In the entries below, print exactly the lines from the first through the one with "178, 114, 168]", both included, and none of the pictures.

[Begin Recorded information]

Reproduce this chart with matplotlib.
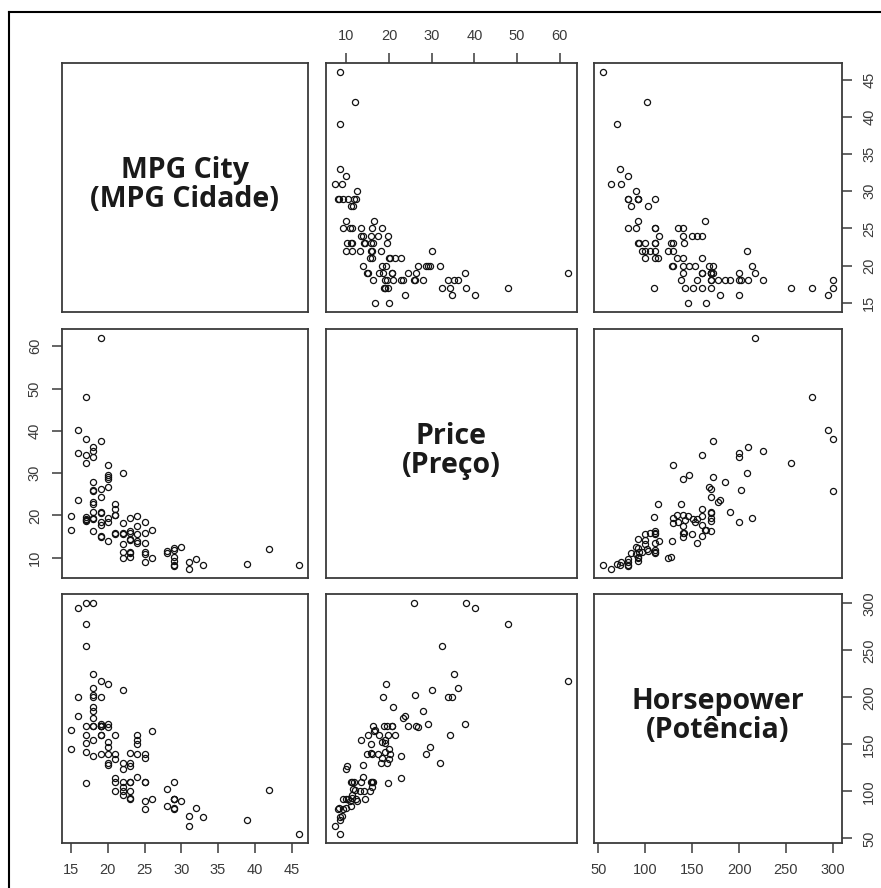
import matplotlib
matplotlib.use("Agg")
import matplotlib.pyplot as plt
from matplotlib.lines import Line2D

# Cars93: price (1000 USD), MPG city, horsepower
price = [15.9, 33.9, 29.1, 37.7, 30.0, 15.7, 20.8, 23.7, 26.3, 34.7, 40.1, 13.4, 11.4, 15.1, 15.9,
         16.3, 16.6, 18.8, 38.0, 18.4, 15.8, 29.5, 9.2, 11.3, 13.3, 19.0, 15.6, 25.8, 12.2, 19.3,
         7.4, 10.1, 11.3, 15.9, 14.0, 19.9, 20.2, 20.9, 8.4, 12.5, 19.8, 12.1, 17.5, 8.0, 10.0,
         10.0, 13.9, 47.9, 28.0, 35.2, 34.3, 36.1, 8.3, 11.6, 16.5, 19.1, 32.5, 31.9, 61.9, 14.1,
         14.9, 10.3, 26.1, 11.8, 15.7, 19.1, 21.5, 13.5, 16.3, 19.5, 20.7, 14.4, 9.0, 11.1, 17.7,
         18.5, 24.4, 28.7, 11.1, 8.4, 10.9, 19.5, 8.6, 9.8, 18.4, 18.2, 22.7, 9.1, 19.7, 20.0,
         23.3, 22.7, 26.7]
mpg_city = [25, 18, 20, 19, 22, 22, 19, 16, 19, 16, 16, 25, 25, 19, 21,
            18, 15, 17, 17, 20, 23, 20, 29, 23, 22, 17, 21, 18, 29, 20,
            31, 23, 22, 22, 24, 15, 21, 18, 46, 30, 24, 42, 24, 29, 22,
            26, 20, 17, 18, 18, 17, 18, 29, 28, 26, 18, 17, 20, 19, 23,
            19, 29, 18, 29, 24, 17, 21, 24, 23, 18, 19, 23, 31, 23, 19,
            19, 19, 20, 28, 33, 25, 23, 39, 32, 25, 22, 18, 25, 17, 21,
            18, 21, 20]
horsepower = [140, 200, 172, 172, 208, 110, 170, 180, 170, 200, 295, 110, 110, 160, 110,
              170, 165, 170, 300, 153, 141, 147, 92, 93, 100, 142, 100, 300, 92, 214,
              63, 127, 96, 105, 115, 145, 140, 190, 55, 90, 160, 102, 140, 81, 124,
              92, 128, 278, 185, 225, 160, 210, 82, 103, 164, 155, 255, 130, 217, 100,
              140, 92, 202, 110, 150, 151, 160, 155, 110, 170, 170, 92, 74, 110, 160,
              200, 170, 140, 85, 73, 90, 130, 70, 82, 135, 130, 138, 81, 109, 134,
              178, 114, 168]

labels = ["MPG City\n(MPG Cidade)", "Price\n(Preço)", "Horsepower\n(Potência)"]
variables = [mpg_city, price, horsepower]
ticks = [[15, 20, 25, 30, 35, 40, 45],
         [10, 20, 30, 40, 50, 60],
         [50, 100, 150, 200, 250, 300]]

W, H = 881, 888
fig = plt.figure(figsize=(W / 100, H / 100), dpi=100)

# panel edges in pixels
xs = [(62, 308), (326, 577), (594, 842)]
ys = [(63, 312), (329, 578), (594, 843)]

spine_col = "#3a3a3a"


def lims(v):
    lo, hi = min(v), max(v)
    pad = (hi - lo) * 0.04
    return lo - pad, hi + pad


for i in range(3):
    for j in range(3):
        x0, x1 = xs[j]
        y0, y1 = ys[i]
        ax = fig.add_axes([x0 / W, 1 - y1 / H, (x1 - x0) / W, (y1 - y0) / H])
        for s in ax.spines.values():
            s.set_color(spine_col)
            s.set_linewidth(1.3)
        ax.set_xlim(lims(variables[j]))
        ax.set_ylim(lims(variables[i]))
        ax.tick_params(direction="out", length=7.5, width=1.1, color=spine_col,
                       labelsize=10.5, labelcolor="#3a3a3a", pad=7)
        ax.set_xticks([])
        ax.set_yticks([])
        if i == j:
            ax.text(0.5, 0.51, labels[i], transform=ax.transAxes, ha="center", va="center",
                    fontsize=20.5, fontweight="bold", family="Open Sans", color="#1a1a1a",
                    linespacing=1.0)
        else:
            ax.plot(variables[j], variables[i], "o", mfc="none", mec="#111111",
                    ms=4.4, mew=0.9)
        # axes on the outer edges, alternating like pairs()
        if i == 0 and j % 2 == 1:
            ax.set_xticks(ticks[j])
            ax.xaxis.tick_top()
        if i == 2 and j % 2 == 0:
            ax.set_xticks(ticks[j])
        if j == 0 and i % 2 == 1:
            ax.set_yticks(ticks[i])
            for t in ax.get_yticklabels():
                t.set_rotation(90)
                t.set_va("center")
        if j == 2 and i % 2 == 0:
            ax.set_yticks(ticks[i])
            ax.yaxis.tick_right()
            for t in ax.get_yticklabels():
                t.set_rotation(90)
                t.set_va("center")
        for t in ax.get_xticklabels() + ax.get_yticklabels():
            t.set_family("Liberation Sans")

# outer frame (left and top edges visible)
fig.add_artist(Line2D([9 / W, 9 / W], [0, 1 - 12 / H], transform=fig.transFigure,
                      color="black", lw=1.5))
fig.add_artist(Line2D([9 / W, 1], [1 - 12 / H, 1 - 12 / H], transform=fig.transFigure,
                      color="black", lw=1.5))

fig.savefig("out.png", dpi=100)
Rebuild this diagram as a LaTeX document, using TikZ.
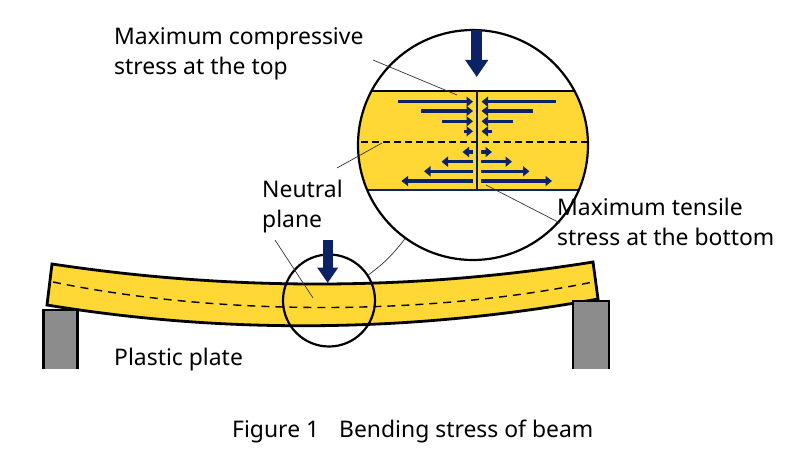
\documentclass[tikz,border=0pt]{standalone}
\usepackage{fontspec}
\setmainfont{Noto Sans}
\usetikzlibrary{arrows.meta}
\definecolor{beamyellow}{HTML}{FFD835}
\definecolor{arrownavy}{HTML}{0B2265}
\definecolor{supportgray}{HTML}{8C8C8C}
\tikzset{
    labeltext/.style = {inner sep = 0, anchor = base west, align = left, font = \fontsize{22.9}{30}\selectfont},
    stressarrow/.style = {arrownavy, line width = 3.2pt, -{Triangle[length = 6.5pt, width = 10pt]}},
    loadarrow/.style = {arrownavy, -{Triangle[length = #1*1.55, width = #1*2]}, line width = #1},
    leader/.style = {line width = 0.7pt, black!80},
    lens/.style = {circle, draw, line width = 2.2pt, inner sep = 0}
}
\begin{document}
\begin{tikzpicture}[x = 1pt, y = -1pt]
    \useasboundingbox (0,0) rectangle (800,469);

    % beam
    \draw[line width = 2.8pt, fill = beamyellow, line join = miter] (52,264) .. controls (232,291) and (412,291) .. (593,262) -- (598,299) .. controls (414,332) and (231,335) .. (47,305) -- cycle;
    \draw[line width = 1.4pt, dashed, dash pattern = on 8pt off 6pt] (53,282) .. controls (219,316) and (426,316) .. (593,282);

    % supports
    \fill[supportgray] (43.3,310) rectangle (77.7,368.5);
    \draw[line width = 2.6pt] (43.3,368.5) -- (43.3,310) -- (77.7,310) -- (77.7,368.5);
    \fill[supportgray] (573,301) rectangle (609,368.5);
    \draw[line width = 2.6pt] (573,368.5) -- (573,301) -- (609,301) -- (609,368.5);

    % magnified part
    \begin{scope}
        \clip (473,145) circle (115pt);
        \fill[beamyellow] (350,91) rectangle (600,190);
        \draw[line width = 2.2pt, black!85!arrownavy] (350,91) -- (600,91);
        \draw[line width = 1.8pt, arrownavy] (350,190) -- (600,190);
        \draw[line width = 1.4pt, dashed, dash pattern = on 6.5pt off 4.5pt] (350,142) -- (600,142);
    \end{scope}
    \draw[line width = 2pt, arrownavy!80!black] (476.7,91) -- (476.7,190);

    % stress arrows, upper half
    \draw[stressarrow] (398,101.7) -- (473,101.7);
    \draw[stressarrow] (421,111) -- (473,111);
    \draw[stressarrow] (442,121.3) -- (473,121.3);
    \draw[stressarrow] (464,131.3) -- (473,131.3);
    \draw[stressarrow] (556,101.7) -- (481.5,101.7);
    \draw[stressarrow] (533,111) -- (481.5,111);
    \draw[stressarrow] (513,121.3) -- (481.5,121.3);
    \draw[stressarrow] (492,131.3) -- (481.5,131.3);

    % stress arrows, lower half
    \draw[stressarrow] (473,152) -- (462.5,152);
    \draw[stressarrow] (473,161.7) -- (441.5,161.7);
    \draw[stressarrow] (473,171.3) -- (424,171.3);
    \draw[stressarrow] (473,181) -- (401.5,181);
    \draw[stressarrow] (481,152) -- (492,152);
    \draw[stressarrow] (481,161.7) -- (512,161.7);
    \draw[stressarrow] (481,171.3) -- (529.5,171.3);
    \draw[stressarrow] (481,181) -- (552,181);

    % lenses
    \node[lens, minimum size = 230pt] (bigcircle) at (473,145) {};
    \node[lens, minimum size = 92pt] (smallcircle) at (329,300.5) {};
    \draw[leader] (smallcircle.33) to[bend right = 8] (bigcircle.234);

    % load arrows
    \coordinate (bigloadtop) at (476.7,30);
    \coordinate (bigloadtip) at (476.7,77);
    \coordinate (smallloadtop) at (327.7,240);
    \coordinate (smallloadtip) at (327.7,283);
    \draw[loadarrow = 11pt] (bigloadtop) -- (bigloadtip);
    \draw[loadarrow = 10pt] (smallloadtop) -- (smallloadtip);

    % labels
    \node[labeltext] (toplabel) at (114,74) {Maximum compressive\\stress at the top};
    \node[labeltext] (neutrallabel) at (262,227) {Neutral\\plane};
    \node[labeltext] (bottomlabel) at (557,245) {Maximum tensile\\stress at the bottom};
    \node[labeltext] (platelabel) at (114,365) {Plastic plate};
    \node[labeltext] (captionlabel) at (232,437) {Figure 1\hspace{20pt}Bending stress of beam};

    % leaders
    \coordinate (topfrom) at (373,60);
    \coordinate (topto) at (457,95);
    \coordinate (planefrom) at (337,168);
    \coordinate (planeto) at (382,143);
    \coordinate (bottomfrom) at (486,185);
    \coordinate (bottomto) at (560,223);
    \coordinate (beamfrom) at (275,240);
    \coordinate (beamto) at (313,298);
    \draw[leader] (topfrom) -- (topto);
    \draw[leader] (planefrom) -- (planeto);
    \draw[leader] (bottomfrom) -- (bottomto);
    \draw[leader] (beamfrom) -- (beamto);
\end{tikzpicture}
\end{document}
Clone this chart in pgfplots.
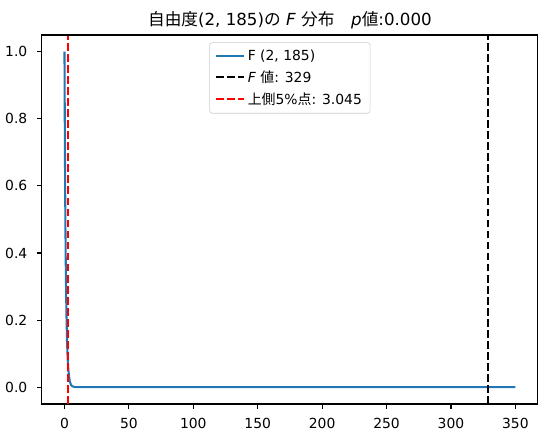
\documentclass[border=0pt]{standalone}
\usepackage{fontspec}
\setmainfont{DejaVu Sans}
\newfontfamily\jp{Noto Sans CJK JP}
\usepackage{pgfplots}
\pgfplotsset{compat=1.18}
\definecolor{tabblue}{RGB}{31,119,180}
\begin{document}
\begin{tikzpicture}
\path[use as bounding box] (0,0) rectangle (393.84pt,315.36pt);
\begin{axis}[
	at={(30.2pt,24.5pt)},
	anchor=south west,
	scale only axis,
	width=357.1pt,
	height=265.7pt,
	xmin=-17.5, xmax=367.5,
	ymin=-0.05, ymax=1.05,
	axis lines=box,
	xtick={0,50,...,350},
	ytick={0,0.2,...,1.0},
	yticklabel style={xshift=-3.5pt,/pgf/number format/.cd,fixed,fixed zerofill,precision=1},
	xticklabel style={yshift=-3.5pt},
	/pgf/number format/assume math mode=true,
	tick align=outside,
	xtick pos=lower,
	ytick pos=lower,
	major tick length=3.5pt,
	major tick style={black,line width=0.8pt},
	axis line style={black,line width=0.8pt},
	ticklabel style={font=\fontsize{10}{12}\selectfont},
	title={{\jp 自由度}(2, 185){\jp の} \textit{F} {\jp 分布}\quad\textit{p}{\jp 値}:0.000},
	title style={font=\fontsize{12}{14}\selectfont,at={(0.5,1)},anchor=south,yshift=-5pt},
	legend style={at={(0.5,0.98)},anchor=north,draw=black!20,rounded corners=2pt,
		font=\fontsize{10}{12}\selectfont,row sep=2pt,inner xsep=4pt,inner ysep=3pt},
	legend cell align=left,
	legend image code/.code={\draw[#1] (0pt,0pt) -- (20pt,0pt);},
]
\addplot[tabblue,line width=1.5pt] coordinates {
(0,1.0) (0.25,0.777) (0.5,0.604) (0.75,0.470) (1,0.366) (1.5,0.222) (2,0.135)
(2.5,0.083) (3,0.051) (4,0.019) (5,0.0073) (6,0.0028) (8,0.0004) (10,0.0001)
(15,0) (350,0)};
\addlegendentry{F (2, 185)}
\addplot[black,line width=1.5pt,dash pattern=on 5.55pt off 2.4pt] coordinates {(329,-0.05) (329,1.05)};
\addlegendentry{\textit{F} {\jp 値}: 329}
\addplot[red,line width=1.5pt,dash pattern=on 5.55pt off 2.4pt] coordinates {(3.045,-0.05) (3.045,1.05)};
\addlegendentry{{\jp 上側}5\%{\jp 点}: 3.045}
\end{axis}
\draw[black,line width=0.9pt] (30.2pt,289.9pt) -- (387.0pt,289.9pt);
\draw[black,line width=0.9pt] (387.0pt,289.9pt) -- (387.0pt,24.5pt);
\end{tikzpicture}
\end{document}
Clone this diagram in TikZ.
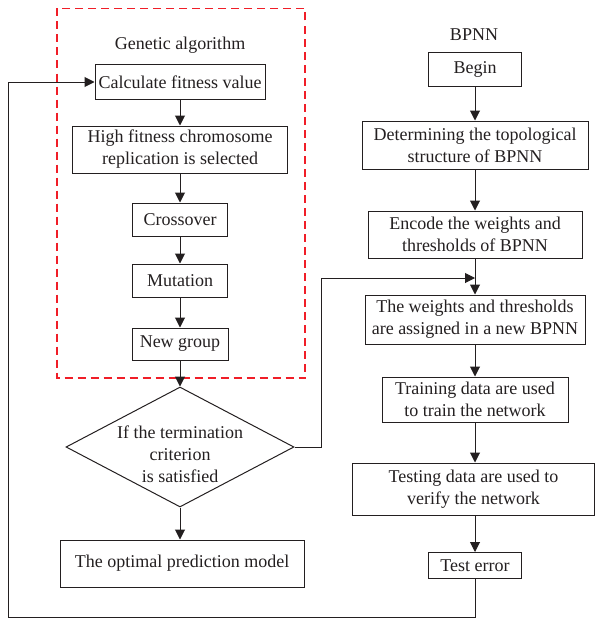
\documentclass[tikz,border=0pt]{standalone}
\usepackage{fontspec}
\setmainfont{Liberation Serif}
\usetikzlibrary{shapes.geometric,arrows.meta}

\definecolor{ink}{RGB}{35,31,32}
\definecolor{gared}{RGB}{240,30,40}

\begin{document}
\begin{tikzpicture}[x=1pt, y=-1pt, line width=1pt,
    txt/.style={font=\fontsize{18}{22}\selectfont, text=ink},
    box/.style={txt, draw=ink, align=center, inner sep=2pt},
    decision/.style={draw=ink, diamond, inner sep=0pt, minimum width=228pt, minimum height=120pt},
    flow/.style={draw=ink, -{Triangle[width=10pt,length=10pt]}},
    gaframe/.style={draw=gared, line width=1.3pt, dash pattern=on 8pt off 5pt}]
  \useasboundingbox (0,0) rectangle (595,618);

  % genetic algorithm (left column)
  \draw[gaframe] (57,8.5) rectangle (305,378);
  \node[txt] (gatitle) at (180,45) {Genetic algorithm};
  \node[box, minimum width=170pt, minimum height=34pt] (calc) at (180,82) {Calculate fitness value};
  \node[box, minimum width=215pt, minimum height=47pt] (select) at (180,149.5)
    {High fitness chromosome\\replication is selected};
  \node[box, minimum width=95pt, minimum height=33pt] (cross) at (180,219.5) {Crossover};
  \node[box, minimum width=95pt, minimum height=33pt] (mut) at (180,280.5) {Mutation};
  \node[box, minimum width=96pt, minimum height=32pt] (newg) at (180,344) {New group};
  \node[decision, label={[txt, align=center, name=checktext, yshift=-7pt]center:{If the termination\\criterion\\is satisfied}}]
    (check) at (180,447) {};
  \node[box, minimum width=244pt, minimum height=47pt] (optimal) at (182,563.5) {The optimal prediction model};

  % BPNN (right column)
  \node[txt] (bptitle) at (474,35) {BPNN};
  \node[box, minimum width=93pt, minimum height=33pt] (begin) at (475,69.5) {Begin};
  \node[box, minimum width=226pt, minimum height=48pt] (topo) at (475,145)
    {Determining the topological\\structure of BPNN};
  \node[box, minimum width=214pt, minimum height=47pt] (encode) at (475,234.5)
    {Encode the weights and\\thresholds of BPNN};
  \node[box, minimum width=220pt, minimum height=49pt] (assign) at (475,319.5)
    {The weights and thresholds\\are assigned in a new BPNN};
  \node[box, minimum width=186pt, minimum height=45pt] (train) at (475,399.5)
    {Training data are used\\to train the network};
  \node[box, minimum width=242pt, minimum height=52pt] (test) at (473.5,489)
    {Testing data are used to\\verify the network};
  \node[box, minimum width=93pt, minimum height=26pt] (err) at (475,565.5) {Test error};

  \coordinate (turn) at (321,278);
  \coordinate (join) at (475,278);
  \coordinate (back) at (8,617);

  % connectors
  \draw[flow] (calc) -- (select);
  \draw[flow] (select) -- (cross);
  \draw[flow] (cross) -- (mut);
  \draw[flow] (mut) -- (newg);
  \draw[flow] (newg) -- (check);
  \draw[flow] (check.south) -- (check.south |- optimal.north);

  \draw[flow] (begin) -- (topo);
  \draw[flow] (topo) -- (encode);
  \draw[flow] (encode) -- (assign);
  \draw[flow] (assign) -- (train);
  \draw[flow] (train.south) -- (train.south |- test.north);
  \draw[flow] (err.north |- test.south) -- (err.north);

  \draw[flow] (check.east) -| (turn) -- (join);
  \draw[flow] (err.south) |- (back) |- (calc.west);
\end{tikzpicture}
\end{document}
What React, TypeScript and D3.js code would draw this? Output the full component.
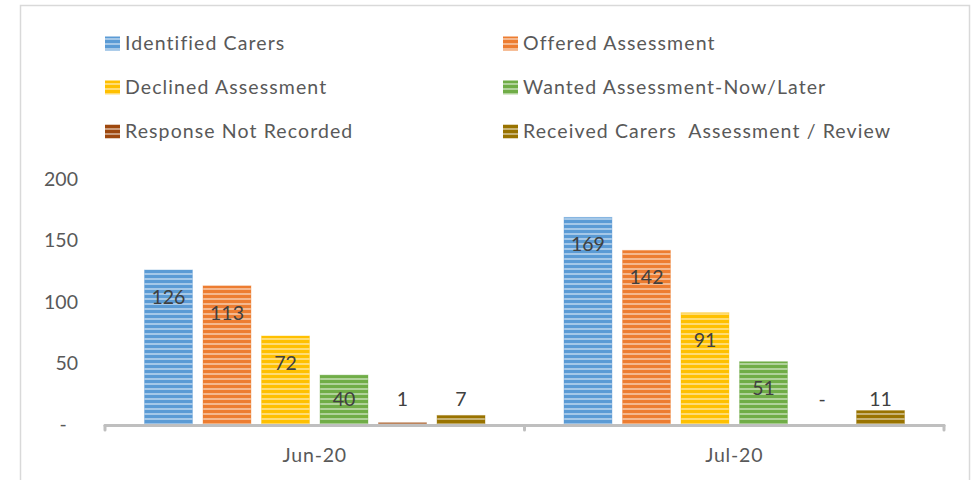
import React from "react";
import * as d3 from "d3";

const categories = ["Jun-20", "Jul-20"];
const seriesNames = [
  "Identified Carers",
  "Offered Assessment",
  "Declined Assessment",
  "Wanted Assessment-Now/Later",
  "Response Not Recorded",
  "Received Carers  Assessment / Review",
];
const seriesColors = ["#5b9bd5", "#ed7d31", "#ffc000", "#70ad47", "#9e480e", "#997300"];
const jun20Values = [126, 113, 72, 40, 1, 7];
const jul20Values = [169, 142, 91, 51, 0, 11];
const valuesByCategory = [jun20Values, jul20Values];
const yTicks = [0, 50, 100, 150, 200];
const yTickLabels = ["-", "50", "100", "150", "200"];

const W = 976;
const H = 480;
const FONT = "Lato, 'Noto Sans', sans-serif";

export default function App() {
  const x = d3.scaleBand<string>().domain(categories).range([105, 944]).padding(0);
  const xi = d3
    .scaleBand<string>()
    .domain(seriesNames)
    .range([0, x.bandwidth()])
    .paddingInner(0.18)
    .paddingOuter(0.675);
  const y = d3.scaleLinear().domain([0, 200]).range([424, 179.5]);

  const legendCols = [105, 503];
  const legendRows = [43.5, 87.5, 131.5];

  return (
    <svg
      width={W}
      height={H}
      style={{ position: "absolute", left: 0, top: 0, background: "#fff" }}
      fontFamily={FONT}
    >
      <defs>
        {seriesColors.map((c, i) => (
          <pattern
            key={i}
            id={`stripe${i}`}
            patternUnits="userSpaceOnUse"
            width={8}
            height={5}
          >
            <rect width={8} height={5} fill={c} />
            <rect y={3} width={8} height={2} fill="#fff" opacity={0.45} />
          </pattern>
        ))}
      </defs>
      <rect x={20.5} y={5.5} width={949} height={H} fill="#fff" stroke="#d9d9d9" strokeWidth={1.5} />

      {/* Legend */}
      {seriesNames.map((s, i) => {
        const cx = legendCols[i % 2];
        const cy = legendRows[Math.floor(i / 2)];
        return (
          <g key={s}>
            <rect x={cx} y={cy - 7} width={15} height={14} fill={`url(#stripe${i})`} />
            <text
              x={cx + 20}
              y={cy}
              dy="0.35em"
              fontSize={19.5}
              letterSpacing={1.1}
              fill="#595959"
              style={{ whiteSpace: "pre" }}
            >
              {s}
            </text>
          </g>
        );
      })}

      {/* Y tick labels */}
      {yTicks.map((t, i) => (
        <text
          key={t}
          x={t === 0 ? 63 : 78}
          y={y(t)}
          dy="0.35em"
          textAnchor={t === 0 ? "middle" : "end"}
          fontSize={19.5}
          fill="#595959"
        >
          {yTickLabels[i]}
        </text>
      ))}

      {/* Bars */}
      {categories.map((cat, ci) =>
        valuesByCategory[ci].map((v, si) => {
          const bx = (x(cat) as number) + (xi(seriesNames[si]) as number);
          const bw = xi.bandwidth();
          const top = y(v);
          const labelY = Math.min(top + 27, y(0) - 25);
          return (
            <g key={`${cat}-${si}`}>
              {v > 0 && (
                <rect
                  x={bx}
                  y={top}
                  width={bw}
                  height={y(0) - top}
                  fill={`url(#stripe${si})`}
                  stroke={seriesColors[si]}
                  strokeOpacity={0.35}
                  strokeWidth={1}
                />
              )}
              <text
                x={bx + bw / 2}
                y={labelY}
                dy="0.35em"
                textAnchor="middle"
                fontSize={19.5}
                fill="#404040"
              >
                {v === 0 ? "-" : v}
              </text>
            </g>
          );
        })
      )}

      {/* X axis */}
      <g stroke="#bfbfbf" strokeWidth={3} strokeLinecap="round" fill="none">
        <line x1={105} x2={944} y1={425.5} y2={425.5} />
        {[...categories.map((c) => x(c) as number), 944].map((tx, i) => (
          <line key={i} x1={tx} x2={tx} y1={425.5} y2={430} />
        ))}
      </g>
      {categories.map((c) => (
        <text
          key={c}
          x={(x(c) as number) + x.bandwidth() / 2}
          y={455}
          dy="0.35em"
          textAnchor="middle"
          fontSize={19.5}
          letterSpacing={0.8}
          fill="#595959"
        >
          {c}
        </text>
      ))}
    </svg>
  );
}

[End Recorded information]

Output for this task ▸
Reproduce this chart with matplotlib.
import matplotlib
matplotlib.use("Agg")
import matplotlib.pyplot as plt
from matplotlib.lines import Line2D

# Cars93: price (1000 USD), MPG city, horsepower
price = [15.9, 33.9, 29.1, 37.7, 30.0, 15.7, 20.8, 23.7, 26.3, 34.7, 40.1, 13.4, 11.4, 15.1, 15.9,
         16.3, 16.6, 18.8, 38.0, 18.4, 15.8, 29.5, 9.2, 11.3, 13.3, 19.0, 15.6, 25.8, 12.2, 19.3,
         7.4, 10.1, 11.3, 15.9, 14.0, 19.9, 20.2, 20.9, 8.4, 12.5, 19.8, 12.1, 17.5, 8.0, 10.0,
         10.0, 13.9, 47.9, 28.0, 35.2, 34.3, 36.1, 8.3, 11.6, 16.5, 19.1, 32.5, 31.9, 61.9, 14.1,
         14.9, 10.3, 26.1, 11.8, 15.7, 19.1, 21.5, 13.5, 16.3, 19.5, 20.7, 14.4, 9.0, 11.1, 17.7,
         18.5, 24.4, 28.7, 11.1, 8.4, 10.9, 19.5, 8.6, 9.8, 18.4, 18.2, 22.7, 9.1, 19.7, 20.0,
         23.3, 22.7, 26.7]
mpg_city = [25, 18, 20, 19, 22, 22, 19, 16, 19, 16, 16, 25, 25, 19, 21,
            18, 15, 17, 17, 20, 23, 20, 29, 23, 22, 17, 21, 18, 29, 20,
            31, 23, 22, 22, 24, 15, 21, 18, 46, 30, 24, 42, 24, 29, 22,
            26, 20, 17, 18, 18, 17, 18, 29, 28, 26, 18, 17, 20, 19, 23,
            19, 29, 18, 29, 24, 17, 21, 24, 23, 18, 19, 23, 31, 23, 19,
            19, 19, 20, 28, 33, 25, 23, 39, 32, 25, 22, 18, 25, 17, 21,
            18, 21, 20]
horsepower = [140, 200, 172, 172, 208, 110, 170, 180, 170, 200, 295, 110, 110, 160, 110,
              170, 165, 170, 300, 153, 141, 147, 92, 93, 100, 142, 100, 300, 92, 214,
              63, 127, 96, 105, 115, 145, 140, 190, 55, 90, 160, 102, 140, 81, 124,
              92, 128, 278, 185, 225, 160, 210, 82, 103, 164, 155, 255, 130, 217, 100,
              140, 92, 202, 110, 150, 151, 160, 155, 110, 170, 170, 92, 74, 110, 160,
              200, 170, 140, 85, 73, 90, 130, 70, 82, 135, 130, 138, 81, 109, 134,
              178, 114, 168]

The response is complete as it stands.